My father and I were finishing up a very relaxing session of drink beer in the pool under palm trees and brilliant sunlight, and were going to head out for a little adventure. The plan: go through the other hotel next to us, designed to look like a castle, and eventually reach the massive beach near our resort.
We walked off the path of our resort, and into the strange limbo that made up a 5 star resort that people will pay thousands of dollars a night (equivalent to like 6 backpacking vacations) to stay in for a few nights.
Shadows danced on the walls under the light of fake torches attached to the wall. The hallway was wide and tall, full of echoes that appeared to come from shadows that clung to all of the corners.
Occasionally we would hear the dull echoing of a worker moving between rooms, only to have the noise and shadow of that worker disappear like a ghost the moment you took notice. And all through the while, a massive waterfall pouring through the middle of the hotel lobby, made resounding thunderous noises throughout the area.
All of these influences combined together and made it feel as though we had been thrust into the setting of a 5 star horror movie, full of delicious food and snowy white linens.
And then just as suddenly, we were thrust back under the brilliant light of the sun, and beach lined land of the Dominican Republic Coast. It was like we had walked through a very vivid and bizarre daydream.

We then walked the beach, past all of the cabanas trying to set up a beach party, different people trying to kite surf, and eventually to a shady grove of coconut trees at the end of the beach. We startled a security guard on our approach, who had been passed out in a foldable chair next to the ocean. Hearing us approach, he jolted awake and proceeded to tell us that we couldn’t go any further. We had reached the velvet-lined border of another resort, and were asked to turn away. Right before I could shrug the experience off as another reason why I dislike resorts, he called us back.
“Follow me,” he said, “I will show you.”
I thought that he was going to show me a little map that explicitly showed why I couldn’t go any further, but I was about to be mildly terrified, and then pleasantly surprised.
Reaching into the roof of his hut, he removed a machete. Before I could get the wrong impression, he pulled a coconut from the bottom shelf.
“Ah,” I said sheepishly nodding my head, still unsure of what was going on.
He swung the machete overhead, and split the top open.
“drink,” he said enthusiastically, looking excited to finally have some human contact during his long day of being away from people.
My father and I drank from the coconut, and it was amazing. It had to be one of the best forms of coconut water we have ever had. We finished drinking the coconut water while walking away, but were called back again just as suddenly.
“Please,” he said beckoning to me.
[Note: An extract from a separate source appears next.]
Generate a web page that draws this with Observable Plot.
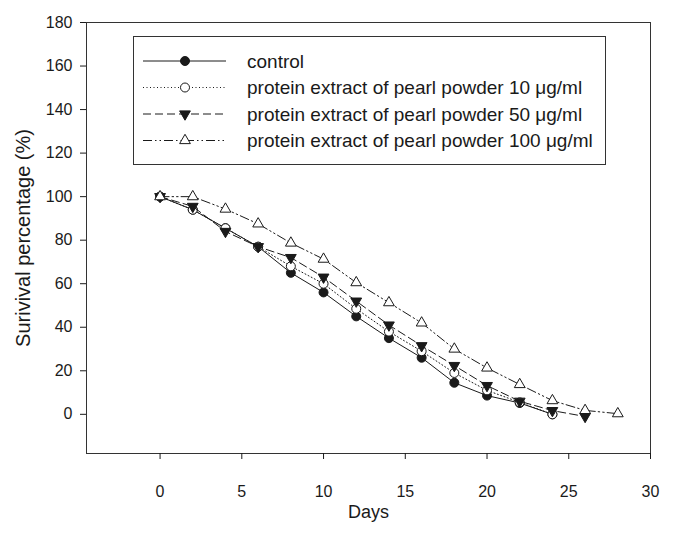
<!DOCTYPE html>
<html><head><meta charset="utf-8">
<script src="https://cdn.jsdelivr.net/npm/d3@7"></script>
<script src="https://cdn.jsdelivr.net/npm/@observablehq/plot@0.6"></script>
<style>
body{margin:0;background:#fff;}
#chart{position:relative;width:673px;height:538px;}
#legend{position:absolute;left:0;top:0;pointer-events:none;}
</style>
</head><body><div id="chart"></div>
<script>
const days = [0, 2, 4, 6, 8, 10, 12, 14, 16, 18, 20, 22, 24, 26, 28];
const seriesNames = [
  "control",
  "protein extract of pearl powder 10 \u03bcg/ml",
  "protein extract of pearl powder 50 \u03bcg/ml",
  "protein extract of pearl powder 100 \u03bcg/ml"
];
const control = [100, 94, 85.5, 77, 65, 56, 45, 35, 26, 14.5, 8.6, 5.2, 0];
const pearl10 = [100, 94, 85.5, 77, 68, 60, 48.5, 38, 29, 19, 11, 5.5, 0];
const pearl50 = [100, 95.5, 84, 77, 72, 63, 52, 41, 31.5, 22.4, 13.2, 6, 1.7, -1];
const pearl100 = [100, 100, 94.3, 87.5, 78.7, 71.3, 60.5, 51.3, 42, 30, 21.3, 13.7, 6.3, 1.8, 0.3];
const xTicks = [0, 5, 10, 15, 20, 25, 30];
const yTicks = [0, 20, 40, 60, 80, 100, 120, 140, 160, 180];

const ink = "#1a1a1a";
const styles = [
  {values: control, dash: null, symbol: "circle", fill: ink, r: 4.5, rotate: 0},
  {values: pearl10, dash: "1,2.5", symbol: "circle", fill: "#fff", r: 4.5, rotate: 0},
  {values: pearl50, dash: "8,4", symbol: "triangle", fill: ink, r: 4, rotate: 180},
  {values: pearl100, dash: "9,3,1.5,3,1.5,3", symbol: "triangle", fill: "#fff", r: 4, rotate: 0}
];

const marks = [
  Plot.frame({stroke: "#333", strokeWidth: 1}),
  Plot.axisX({ticks: xTicks, tickSize: 6, tickPadding: 26, label: null, fontSize: 16}),
  Plot.axisY({ticks: yTicks, tickSize: 6, tickPadding: 8, label: null, fontSize: 16}),
  Plot.text(["Days"], {frameAnchor: "bottom", dy: 64, fontSize: 18, fill: ink}),
  Plot.text(["Surivival percentage (%)"], {frameAnchor: "left", textAnchor: "middle", rotate: -90, dx: -63, fontSize: 20, fill: ink})
];
styles.forEach((s, k) => {
  const rows = s.values.map((v, i) => ({day: days[i], value: v, series: seriesNames[k]}));
  marks.push(Plot.line(rows, {x: "day", y: "value", stroke: ink, strokeWidth: 1, strokeDasharray: s.dash}));
  marks.push(Plot.dot(rows, {x: "day", y: "value", symbol: s.symbol, r: s.r, fill: s.fill, stroke: ink, strokeWidth: 1, rotate: s.rotate}));
});

const plot = Plot.plot({
  width: 673, height: 538,
  marginLeft: 86, marginRight: 23, marginTop: 22, marginBottom: 85,
  style: {fontFamily: "'Liberation Sans', Arial, sans-serif", fontSize: "16px", color: ink, background: "#fff"},
  x: {domain: [-4.5, 30]},
  y: {domain: [-18, 180]},
  marks
});
document.getElementById("chart").appendChild(plot);

// Legend overlay
const lg = d3.select("#chart").append("svg").attr("id", "legend").attr("width", 673).attr("height", 538);
lg.append("rect").attr("x", 133.5).attr("y", 36.5).attr("width", 472).attr("height", 128)
  .attr("fill", "#fff").attr("stroke", "#333").attr("stroke-width", 1);
const rowY = [61, 87.5, 114, 140.5];
styles.forEach((s, k) => {
  const g = lg.append("g").attr("transform", `translate(0,${rowY[k]})`);
  g.append("line").attr("x1", 143).attr("x2", 226).attr("y1", 0).attr("y2", 0)
    .attr("stroke", ink).attr("stroke-width", 1).attr("stroke-dasharray", s.dash);
  const sym = s.symbol === "circle" ? d3.symbolCircle : d3.symbolTriangle;
  g.append("path").attr("d", d3.symbol(sym, Math.PI * s.r * s.r)())
    .attr("transform", `translate(185,0) rotate(${s.rotate})`)
    .attr("fill", s.fill).attr("stroke", ink).attr("stroke-width", 1);
  g.append("text").attr("x", 247).attr("y", 0).attr("dy", "0.35em")
    .attr("font-family", "'Liberation Sans', Arial, sans-serif").attr("font-size", 19)
    .attr("fill", ink).text(seriesNames[k]);
});
</script>
</body></html>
I handed the coconut back over to him, unsure of what was going on. He cut the coconut in half, exposing the rest of the coconut meat for us to eat, and handed it back to me.
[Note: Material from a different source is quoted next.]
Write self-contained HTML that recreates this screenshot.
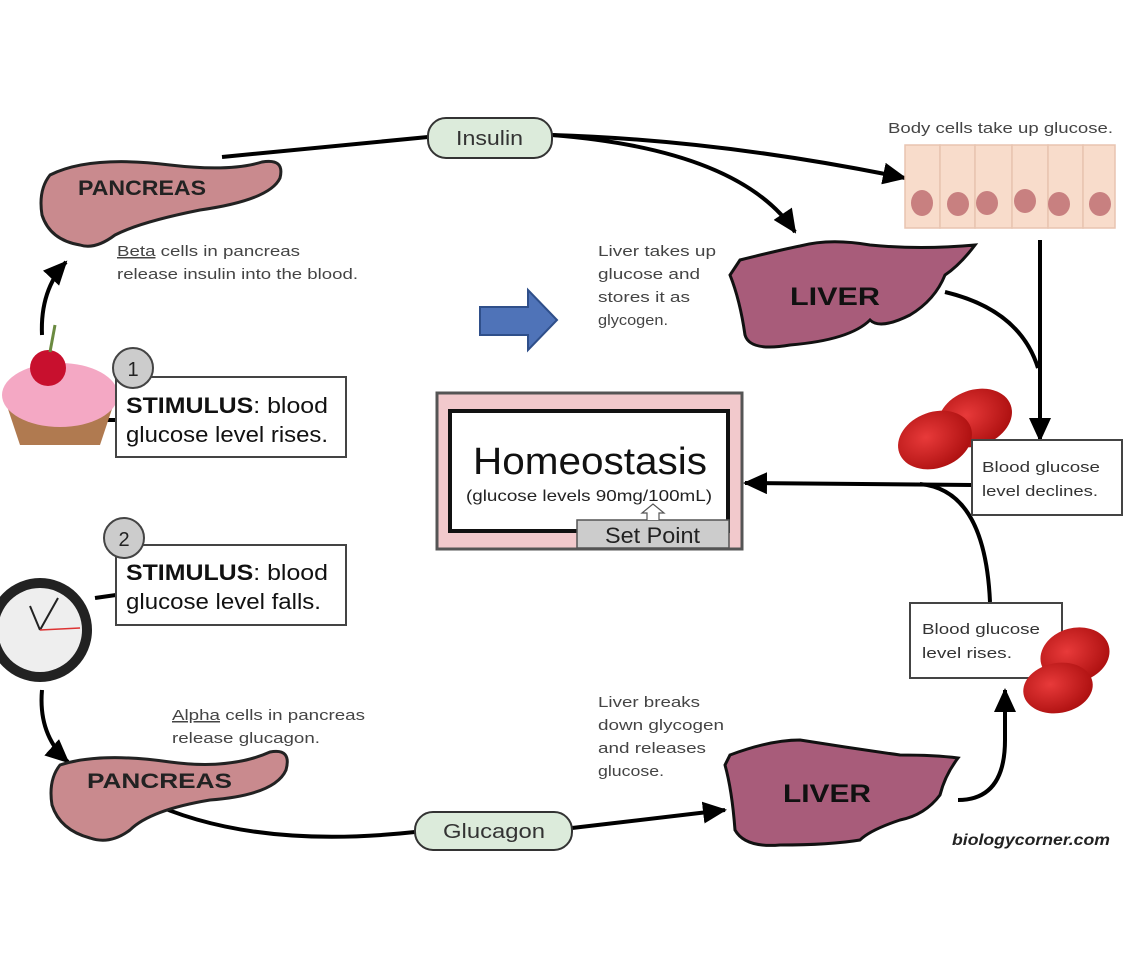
<!DOCTYPE html>
<html><head><meta charset="utf-8"><style>
html,body{margin:0;padding:0;background:#fff;}
svg{display:block;}
text{font-family:"Liberation Sans",sans-serif;}
</style></head><body>
<svg width="1146" height="976" viewBox="0 0 1146 976" xmlns="http://www.w3.org/2000/svg">
<defs>
<marker id="ahb" markerWidth="24" markerHeight="22" refX="22" refY="11" orient="auto" markerUnits="userSpaceOnUse">
<path d="M0,0 L24,11 L0,22 z" fill="#000"/></marker>
<radialGradient id="rbc" cx="0.4" cy="0.4" r="0.7"><stop offset="0" stop-color="#e83a3a"/><stop offset="1" stop-color="#a80c0c"/></radialGradient>
</defs>
<rect width="1146" height="976" fill="#fff"/>

<g fill="none" stroke="#000" stroke-width="4">
<path d="M222,157 L428,137"/>
<path d="M552,135 Q720,140 905,178" marker-end="url(#ahb)"/>
<path d="M552,135 Q740,150 795,232" marker-end="url(#ahb)"/>
<path d="M1040,240 L1040,440" marker-end="url(#ahb)"/>
<path d="M945,292 Q1020,310 1038,368"/>
<path d="M972,485 L745,483" marker-end="url(#ahb)"/>
<path d="M990,602 Q985,490 920,484"/>
<path d="M42,335 Q40,290 66,262" marker-end="url(#ahb)"/>
<path d="M42,690 Q38,735 68,762" marker-end="url(#ahb)"/>
<path d="M145,800 Q250,850 415,832"/>
<path d="M572,828 L725,810" marker-end="url(#ahb)"/>
<path d="M958,800 Q1005,800 1005,740 L1005,690" marker-end="url(#ahb)"/>
<path d="M95,420 L116,420"/>
<path d="M95,598 L116,595"/>
</g>

<rect x="428" y="118" width="124" height="40" rx="18" fill="#dcebdb" stroke="#333" stroke-width="2"/>
<text x="456" y="145" font-size="20" textLength="67" lengthAdjust="spacingAndGlyphs" fill="#333">Insulin</text>
<rect x="415" y="812" width="157" height="38" rx="18" fill="#dcebdb" stroke="#333" stroke-width="2"/>
<text x="443" y="838" font-size="20" textLength="102" lengthAdjust="spacingAndGlyphs" fill="#333">Glucagon</text>

<text x="888" y="133" font-size="15" textLength="225" lengthAdjust="spacingAndGlyphs" fill="#444">Body cells take up glucose.</text>
<g fill="#f8dccb" stroke="#e8c4b0" stroke-width="1.5">
<rect x="905" y="145" width="35" height="83"/><rect x="940" y="145" width="35" height="83"/>
<rect x="975" y="145" width="37" height="83"/><rect x="1012" y="145" width="36" height="83"/>
<rect x="1048" y="145" width="35" height="83"/><rect x="1083" y="145" width="32" height="83"/>
</g>
<g fill="#c88080">
<ellipse cx="922" cy="203" rx="11" ry="13"/><ellipse cx="958" cy="204" rx="11" ry="12"/>
<ellipse cx="987" cy="203" rx="11" ry="12"/><ellipse cx="1025" cy="201" rx="11" ry="12"/>
<ellipse cx="1059" cy="204" rx="11" ry="12"/><ellipse cx="1100" cy="204" rx="11" ry="12"/>
</g>

<path d="M50,175 Q90,155 170,165 Q230,172 262,162 Q285,158 280,178 Q270,200 200,210 Q140,222 115,235 Q95,250 80,245 Q50,240 42,215 Q38,190 50,175 z" fill="#c98a8e" stroke="#222" stroke-width="3"/>
<text x="78" y="195" font-size="21" font-weight="bold" textLength="128" lengthAdjust="spacingAndGlyphs" fill="#222">PANCREAS</text>
<text x="117" y="256" font-size="15" textLength="183" lengthAdjust="spacingAndGlyphs" fill="#444"><tspan text-decoration="underline">Beta</tspan> cells in pancreas</text>
<text x="117" y="279" font-size="15" textLength="241" lengthAdjust="spacingAndGlyphs" fill="#444">release insulin into the blood.</text>

<path d="M740,260 Q780,250 800,246 Q830,238 870,245 Q920,250 975,245 Q960,265 945,275 Q935,300 910,315 Q880,330 870,320 Q850,340 790,345 Q750,352 745,335 Q740,300 730,275 z" fill="#a85c7a" stroke="#111" stroke-width="3"/>
<text x="790" y="305" font-size="25" font-weight="bold" textLength="90" lengthAdjust="spacingAndGlyphs" fill="#111">LIVER</text>
<g font-size="15" fill="#444">
<text x="598" y="256" textLength="118" lengthAdjust="spacingAndGlyphs">Liver takes up</text>
<text x="598" y="279" textLength="102" lengthAdjust="spacingAndGlyphs">glucose and</text>
<text x="598" y="302" textLength="92" lengthAdjust="spacingAndGlyphs">stores it as</text>
<text x="598" y="325" textLength="70" lengthAdjust="spacingAndGlyphs">glycogen.</text>
</g>

<path d="M480,307 L528,307 L528,290 L557,320 L528,350 L528,335 L480,335 z" fill="#4f73b8" stroke="#2f4f8a" stroke-width="2"/>

<path d="M5,400 L115,400 L100,445 L20,445 z" fill="#b07a50"/>
<ellipse cx="60" cy="395" rx="58" ry="32" fill="#f4a8c4"/>
<circle cx="48" cy="368" r="18" fill="#c8102e"/>
<path d="M50,352 L55,325" stroke="#6a8a40" stroke-width="3"/>

<rect x="116" y="377" width="230" height="80" fill="#fff" stroke="#444" stroke-width="2"/>
<circle cx="133" cy="368" r="20" fill="#ccc" stroke="#444" stroke-width="2"/>
<text x="133" y="376" font-size="20" text-anchor="middle" fill="#222">1</text>
<text x="126" y="413" font-size="22" textLength="202" lengthAdjust="spacingAndGlyphs" fill="#111"><tspan font-weight="bold">STIMULUS</tspan>:  blood</text>
<text x="126" y="442" font-size="22" textLength="202" lengthAdjust="spacingAndGlyphs" fill="#111">glucose level rises.</text>

<rect x="116" y="545" width="230" height="80" fill="#fff" stroke="#444" stroke-width="2"/>
<circle cx="124" cy="538" r="20" fill="#ccc" stroke="#444" stroke-width="2"/>
<text x="124" y="546" font-size="20" text-anchor="middle" fill="#222">2</text>
<text x="126" y="580" font-size="22" textLength="202" lengthAdjust="spacingAndGlyphs" fill="#111"><tspan font-weight="bold">STIMULUS</tspan>:  blood</text>
<text x="126" y="609" font-size="22" textLength="195" lengthAdjust="spacingAndGlyphs" fill="#111">glucose level falls.</text>

<circle cx="40" cy="630" r="52" fill="#222"/>
<circle cx="40" cy="630" r="42" fill="#eee"/>
<path d="M40,630 L30,606 M40,630 L58,598" stroke="#222" stroke-width="2"/>
<path d="M40,630 L80,628" stroke="#d33" stroke-width="1.5"/>

<rect x="437" y="393" width="305" height="156" fill="#f2c9cc" stroke="#555" stroke-width="3"/>
<rect x="450" y="411" width="278" height="120" fill="#fff" stroke="#111" stroke-width="4"/>
<text x="473" y="474" font-size="38" textLength="234" lengthAdjust="spacingAndGlyphs" fill="#111">Homeostasis</text>
<text x="466" y="501" font-size="16" textLength="246" lengthAdjust="spacingAndGlyphs" fill="#222">(glucose levels 90mg/100mL)</text>
<rect x="577" y="520" width="152" height="28" fill="#ccc" stroke="#555" stroke-width="1.5"/>
<text x="605" y="543" font-size="22" textLength="95" lengthAdjust="spacingAndGlyphs" fill="#222">Set Point</text>
<path d="M647,520 L647,513 L642,513 L653,504 L664,513 L659,513 L659,520" fill="#fff" stroke="#555" stroke-width="1.2"/>

<ellipse cx="975" cy="418" rx="38" ry="28" fill="url(#rbc)" transform="rotate(-20 975 418)"/>
<ellipse cx="935" cy="440" rx="38" ry="28" fill="url(#rbc)" transform="rotate(-20 935 440)"/>
<rect x="972" y="440" width="150" height="75" fill="#fff" stroke="#444" stroke-width="2"/>
<text x="982" y="472" font-size="15" textLength="118" lengthAdjust="spacingAndGlyphs" fill="#333">Blood glucose</text>
<text x="982" y="496" font-size="15" textLength="116" lengthAdjust="spacingAndGlyphs" fill="#333">level declines.</text>

<rect x="910" y="603" width="152" height="75" fill="#fff" stroke="#444" stroke-width="2"/>
<text x="922" y="634" font-size="15" textLength="118" lengthAdjust="spacingAndGlyphs" fill="#333">Blood glucose</text>
<text x="922" y="658" font-size="15" textLength="90" lengthAdjust="spacingAndGlyphs" fill="#333">level rises.</text>
<ellipse cx="1075" cy="655" rx="35" ry="27" fill="url(#rbc)" transform="rotate(-15 1075 655)"/>
<ellipse cx="1058" cy="688" rx="35" ry="25" fill="url(#rbc)" transform="rotate(-10 1058 688)"/>

<path d="M60,765 Q100,752 170,762 Q230,770 270,752 Q292,748 286,770 Q275,795 210,800 Q150,810 130,830 Q110,845 90,838 Q60,830 52,805 Q48,780 60,765 z" fill="#c98a8e" stroke="#222" stroke-width="3"/>
<text x="87" y="788" font-size="21" font-weight="bold" textLength="145" lengthAdjust="spacingAndGlyphs" fill="#222">PANCREAS</text>
<text x="172" y="720" font-size="15" textLength="193" lengthAdjust="spacingAndGlyphs" fill="#444"><tspan text-decoration="underline">Alpha</tspan> cells in pancreas</text>
<text x="172" y="743" font-size="15" textLength="148" lengthAdjust="spacingAndGlyphs" fill="#444">release glucagon.</text>

<path d="M730,755 Q770,740 800,740 Q850,748 900,755 Q935,755 958,758 Q945,775 940,795 Q925,815 900,820 Q870,830 860,840 Q830,845 780,845 Q745,848 735,830 Q732,790 725,765 z" fill="#a85c7a" stroke="#111" stroke-width="3"/>
<text x="783" y="802" font-size="25" font-weight="bold" textLength="88" lengthAdjust="spacingAndGlyphs" fill="#111">LIVER</text>
<g font-size="15" fill="#444">
<text x="598" y="707" textLength="102" lengthAdjust="spacingAndGlyphs">Liver breaks</text>
<text x="598" y="730" textLength="126" lengthAdjust="spacingAndGlyphs">down glycogen</text>
<text x="598" y="753" textLength="108" lengthAdjust="spacingAndGlyphs">and releases</text>
<text x="598" y="776" textLength="66" lengthAdjust="spacingAndGlyphs">glucose.</text>
</g>

<text x="952" y="845" font-size="16" font-weight="bold" font-style="italic" textLength="158" lengthAdjust="spacingAndGlyphs" fill="#222">biologycorner.com</text>
</svg>
</body></html>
My dad and I were bewildered. Not only had we been only barely told off by the security guard, but we had also been given one of the most delicious coconut treats I have ever had in my life. But more than that, it had felt like a genuine gesture between human beings, than the actions of a hotel worker who was obligated to by money serve our needs.
We had to go to the end of the beach to get an actual Dominican experience. The gesture of giving a coconut to potential intruders reflected what I would later come to know as Dominican kindness and hospitality. Not to say that Dominican people are perfect, as we had driven through a riot the day before, but they are more than a country of resorts with servants.
So whenever I reflect on the reasons why I dislike a resort, and why I wouldn’t ever travel there, I think back to the man with a coconut. I cant ever be content with traveling around the world to have people wait on me, when I know that somewhere out there, maybe at the end of a beach, or in some obscure town, there is the unexpected chance that a man might be waiting to hand me a coconut.